[Source code of charts]
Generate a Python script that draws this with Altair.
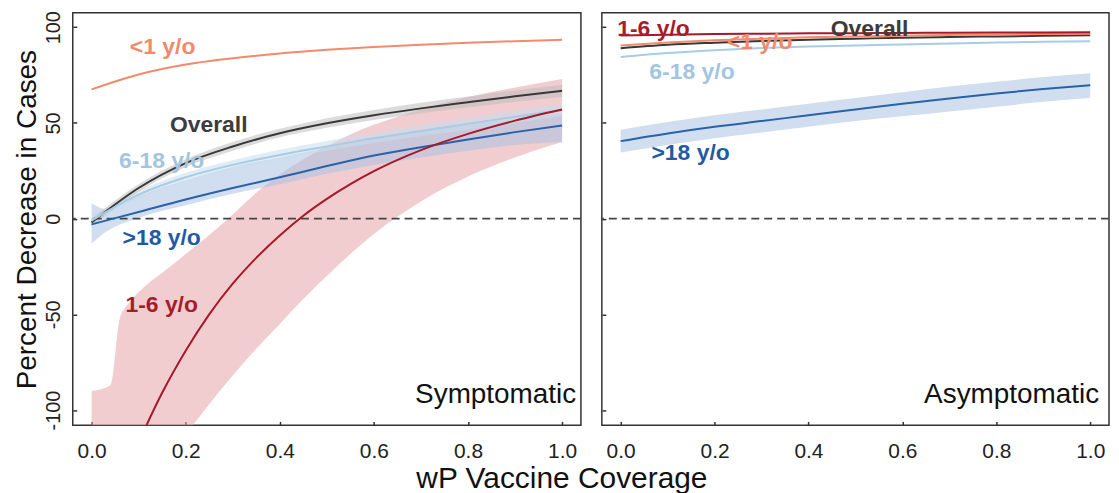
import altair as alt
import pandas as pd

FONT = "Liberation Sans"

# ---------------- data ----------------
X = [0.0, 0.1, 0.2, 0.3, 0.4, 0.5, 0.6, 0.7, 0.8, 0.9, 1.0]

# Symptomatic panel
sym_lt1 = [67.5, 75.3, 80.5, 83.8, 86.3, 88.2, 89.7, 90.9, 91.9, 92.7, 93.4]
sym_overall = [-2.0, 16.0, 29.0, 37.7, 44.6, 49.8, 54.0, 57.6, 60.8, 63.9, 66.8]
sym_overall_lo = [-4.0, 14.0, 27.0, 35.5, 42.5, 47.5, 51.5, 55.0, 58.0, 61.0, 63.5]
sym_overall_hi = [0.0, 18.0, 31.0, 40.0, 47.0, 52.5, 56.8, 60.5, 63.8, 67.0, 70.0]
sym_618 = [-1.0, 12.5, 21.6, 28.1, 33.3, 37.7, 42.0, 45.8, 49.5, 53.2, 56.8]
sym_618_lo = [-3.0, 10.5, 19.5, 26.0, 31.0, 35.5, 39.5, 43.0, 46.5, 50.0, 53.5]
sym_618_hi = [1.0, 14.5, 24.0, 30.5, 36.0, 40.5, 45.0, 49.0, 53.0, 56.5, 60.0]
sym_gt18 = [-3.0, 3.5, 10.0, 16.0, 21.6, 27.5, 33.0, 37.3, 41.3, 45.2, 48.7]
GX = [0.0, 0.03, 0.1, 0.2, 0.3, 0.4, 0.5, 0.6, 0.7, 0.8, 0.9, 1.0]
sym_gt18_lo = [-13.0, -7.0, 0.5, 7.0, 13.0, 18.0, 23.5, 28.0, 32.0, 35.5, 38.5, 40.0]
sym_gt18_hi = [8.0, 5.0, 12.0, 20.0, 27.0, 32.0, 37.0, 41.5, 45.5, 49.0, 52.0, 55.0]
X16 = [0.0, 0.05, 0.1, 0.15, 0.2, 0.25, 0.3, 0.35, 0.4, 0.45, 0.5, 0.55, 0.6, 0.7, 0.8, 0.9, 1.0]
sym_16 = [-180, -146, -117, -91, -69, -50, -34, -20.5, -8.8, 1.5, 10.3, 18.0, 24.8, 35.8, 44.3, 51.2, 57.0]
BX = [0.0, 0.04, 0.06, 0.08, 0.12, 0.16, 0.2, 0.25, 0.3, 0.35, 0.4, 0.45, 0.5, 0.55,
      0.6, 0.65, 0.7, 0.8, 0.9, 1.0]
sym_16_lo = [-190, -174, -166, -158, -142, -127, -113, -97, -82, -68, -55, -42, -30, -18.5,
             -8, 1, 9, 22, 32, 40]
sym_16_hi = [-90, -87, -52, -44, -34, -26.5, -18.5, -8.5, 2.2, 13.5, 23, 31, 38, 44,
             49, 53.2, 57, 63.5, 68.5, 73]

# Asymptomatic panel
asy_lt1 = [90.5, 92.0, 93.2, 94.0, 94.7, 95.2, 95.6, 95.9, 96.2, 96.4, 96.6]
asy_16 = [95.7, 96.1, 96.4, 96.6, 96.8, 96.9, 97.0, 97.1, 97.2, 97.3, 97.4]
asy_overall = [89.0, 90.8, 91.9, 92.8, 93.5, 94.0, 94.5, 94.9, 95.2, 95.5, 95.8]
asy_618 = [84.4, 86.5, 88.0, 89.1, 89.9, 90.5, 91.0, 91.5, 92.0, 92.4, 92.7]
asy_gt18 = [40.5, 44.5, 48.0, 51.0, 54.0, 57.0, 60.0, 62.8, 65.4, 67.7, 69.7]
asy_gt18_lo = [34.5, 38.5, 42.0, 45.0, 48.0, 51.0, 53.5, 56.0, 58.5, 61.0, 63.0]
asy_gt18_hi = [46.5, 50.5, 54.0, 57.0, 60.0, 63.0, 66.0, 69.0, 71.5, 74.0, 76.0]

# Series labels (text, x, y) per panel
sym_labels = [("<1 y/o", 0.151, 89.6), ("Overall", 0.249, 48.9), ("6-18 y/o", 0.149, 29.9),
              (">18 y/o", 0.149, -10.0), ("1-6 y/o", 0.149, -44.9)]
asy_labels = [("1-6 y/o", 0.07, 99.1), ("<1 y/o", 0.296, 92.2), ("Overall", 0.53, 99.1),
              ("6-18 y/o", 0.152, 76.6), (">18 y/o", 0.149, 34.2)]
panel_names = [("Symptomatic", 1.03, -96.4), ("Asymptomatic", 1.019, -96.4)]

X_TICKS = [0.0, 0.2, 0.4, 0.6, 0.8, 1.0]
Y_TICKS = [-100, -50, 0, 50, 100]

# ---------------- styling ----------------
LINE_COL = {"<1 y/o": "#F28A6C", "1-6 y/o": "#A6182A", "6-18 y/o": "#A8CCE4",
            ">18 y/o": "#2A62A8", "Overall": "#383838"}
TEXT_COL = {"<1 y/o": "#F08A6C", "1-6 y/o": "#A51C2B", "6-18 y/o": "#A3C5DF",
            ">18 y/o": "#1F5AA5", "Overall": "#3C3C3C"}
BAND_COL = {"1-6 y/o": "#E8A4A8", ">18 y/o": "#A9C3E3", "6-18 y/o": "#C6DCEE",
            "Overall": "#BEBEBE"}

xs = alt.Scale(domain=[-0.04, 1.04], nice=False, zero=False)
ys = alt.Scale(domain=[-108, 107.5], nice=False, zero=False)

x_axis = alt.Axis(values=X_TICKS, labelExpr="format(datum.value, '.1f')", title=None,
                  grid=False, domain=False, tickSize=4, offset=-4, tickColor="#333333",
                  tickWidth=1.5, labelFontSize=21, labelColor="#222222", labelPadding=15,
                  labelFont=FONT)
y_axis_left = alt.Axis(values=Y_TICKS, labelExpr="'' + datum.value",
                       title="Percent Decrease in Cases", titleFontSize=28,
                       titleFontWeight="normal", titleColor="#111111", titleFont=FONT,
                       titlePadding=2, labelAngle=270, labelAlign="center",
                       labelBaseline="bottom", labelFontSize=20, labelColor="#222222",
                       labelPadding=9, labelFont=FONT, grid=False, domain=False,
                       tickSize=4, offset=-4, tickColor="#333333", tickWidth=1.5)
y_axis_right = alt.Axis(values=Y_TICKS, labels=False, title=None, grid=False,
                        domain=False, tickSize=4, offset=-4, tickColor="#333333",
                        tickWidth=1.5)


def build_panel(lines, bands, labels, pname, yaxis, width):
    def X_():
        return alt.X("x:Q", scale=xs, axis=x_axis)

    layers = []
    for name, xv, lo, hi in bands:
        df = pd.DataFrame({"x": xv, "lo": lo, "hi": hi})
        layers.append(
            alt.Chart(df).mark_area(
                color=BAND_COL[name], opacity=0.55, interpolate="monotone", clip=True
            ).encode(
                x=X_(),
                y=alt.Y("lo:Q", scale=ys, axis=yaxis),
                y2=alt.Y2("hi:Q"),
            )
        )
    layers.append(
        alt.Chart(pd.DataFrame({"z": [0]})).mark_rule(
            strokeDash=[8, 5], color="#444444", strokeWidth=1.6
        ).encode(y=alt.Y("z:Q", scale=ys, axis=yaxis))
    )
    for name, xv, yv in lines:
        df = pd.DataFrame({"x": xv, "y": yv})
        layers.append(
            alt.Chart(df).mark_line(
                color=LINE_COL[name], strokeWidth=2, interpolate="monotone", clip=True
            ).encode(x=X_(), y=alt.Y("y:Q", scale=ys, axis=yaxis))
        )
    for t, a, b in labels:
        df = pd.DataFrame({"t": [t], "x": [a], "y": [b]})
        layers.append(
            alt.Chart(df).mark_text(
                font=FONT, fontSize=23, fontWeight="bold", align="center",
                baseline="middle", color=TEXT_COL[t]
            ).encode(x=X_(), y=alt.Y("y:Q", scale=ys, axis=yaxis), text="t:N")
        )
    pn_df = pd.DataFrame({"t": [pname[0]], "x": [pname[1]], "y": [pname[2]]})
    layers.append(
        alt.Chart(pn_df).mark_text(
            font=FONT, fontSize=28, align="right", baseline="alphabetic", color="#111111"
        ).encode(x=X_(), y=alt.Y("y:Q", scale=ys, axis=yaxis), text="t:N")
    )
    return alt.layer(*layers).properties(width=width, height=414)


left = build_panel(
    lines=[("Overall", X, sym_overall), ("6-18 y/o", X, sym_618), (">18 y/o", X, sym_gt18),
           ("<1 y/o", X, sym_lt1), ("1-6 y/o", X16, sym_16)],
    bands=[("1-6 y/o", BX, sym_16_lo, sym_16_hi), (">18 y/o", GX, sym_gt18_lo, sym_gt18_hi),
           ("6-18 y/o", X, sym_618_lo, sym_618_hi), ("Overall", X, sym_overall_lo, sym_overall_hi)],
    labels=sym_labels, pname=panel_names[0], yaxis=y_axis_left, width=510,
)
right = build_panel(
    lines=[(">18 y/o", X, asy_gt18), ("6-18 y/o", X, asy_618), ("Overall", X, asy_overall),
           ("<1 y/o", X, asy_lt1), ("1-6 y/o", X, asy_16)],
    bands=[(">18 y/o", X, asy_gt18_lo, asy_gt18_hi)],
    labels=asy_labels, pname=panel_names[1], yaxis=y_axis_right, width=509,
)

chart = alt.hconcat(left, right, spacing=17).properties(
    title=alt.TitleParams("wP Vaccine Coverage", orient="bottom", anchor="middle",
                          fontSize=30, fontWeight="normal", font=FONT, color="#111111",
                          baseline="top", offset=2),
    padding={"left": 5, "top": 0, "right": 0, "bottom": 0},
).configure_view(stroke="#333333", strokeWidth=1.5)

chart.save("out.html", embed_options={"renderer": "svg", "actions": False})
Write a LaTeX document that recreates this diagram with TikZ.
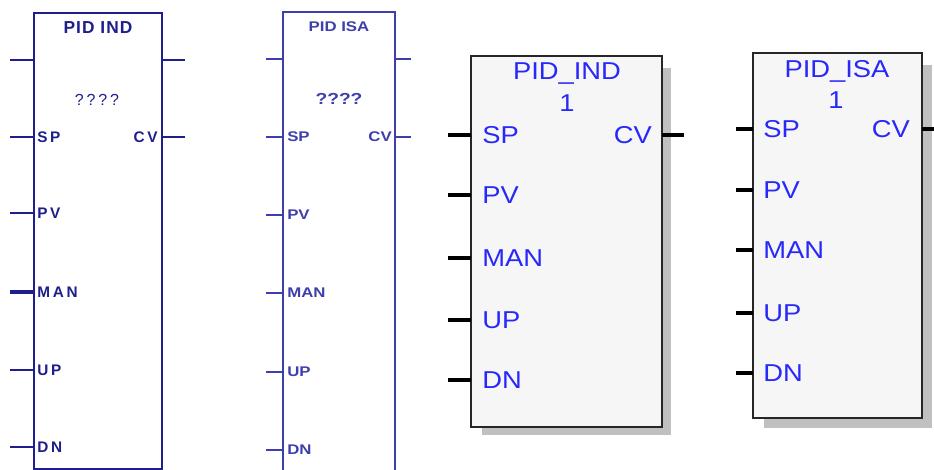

→ **Objective**
Write out exactly the opening lines of the data, stopping after the line that holds "71.5, 74.0, 76.0]". Exclude pictures.

→ **The completed task**
Generate a Python script that draws this with Altair.
import altair as alt
import pandas as pd

FONT = "Liberation Sans"

# ---------------- data ----------------
X = [0.0, 0.1, 0.2, 0.3, 0.4, 0.5, 0.6, 0.7, 0.8, 0.9, 1.0]

# Symptomatic panel
sym_lt1 = [67.5, 75.3, 80.5, 83.8, 86.3, 88.2, 89.7, 90.9, 91.9, 92.7, 93.4]
sym_overall = [-2.0, 16.0, 29.0, 37.7, 44.6, 49.8, 54.0, 57.6, 60.8, 63.9, 66.8]
sym_overall_lo = [-4.0, 14.0, 27.0, 35.5, 42.5, 47.5, 51.5, 55.0, 58.0, 61.0, 63.5]
sym_overall_hi = [0.0, 18.0, 31.0, 40.0, 47.0, 52.5, 56.8, 60.5, 63.8, 67.0, 70.0]
sym_618 = [-1.0, 12.5, 21.6, 28.1, 33.3, 37.7, 42.0, 45.8, 49.5, 53.2, 56.8]
sym_618_lo = [-3.0, 10.5, 19.5, 26.0, 31.0, 35.5, 39.5, 43.0, 46.5, 50.0, 53.5]
sym_618_hi = [1.0, 14.5, 24.0, 30.5, 36.0, 40.5, 45.0, 49.0, 53.0, 56.5, 60.0]
sym_gt18 = [-3.0, 3.5, 10.0, 16.0, 21.6, 27.5, 33.0, 37.3, 41.3, 45.2, 48.7]
GX = [0.0, 0.03, 0.1, 0.2, 0.3, 0.4, 0.5, 0.6, 0.7, 0.8, 0.9, 1.0]
sym_gt18_lo = [-13.0, -7.0, 0.5, 7.0, 13.0, 18.0, 23.5, 28.0, 32.0, 35.5, 38.5, 40.0]
sym_gt18_hi = [8.0, 5.0, 12.0, 20.0, 27.0, 32.0, 37.0, 41.5, 45.5, 49.0, 52.0, 55.0]
X16 = [0.0, 0.05, 0.1, 0.15, 0.2, 0.25, 0.3, 0.35, 0.4, 0.45, 0.5, 0.55, 0.6, 0.7, 0.8, 0.9, 1.0]
sym_16 = [-180, -146, -117, -91, -69, -50, -34, -20.5, -8.8, 1.5, 10.3, 18.0, 24.8, 35.8, 44.3, 51.2, 57.0]
BX = [0.0, 0.04, 0.06, 0.08, 0.12, 0.16, 0.2, 0.25, 0.3, 0.35, 0.4, 0.45, 0.5, 0.55,
      0.6, 0.65, 0.7, 0.8, 0.9, 1.0]
sym_16_lo = [-190, -174, -166, -158, -142, -127, -113, -97, -82, -68, -55, -42, -30, -18.5,
             -8, 1, 9, 22, 32, 40]
sym_16_hi = [-90, -87, -52, -44, -34, -26.5, -18.5, -8.5, 2.2, 13.5, 23, 31, 38, 44,
             49, 53.2, 57, 63.5, 68.5, 73]

# Asymptomatic panel
asy_lt1 = [90.5, 92.0, 93.2, 94.0, 94.7, 95.2, 95.6, 95.9, 96.2, 96.4, 96.6]
asy_16 = [95.7, 96.1, 96.4, 96.6, 96.8, 96.9, 97.0, 97.1, 97.2, 97.3, 97.4]
asy_overall = [89.0, 90.8, 91.9, 92.8, 93.5, 94.0, 94.5, 94.9, 95.2, 95.5, 95.8]
asy_618 = [84.4, 86.5, 88.0, 89.1, 89.9, 90.5, 91.0, 91.5, 92.0, 92.4, 92.7]
asy_gt18 = [40.5, 44.5, 48.0, 51.0, 54.0, 57.0, 60.0, 62.8, 65.4, 67.7, 69.7]
asy_gt18_lo = [34.5, 38.5, 42.0, 45.0, 48.0, 51.0, 53.5, 56.0, 58.5, 61.0, 63.0]
asy_gt18_hi = [46.5, 50.5, 54.0, 57.0, 60.0, 63.0, 66.0, 69.0, 71.5, 74.0, 76.0]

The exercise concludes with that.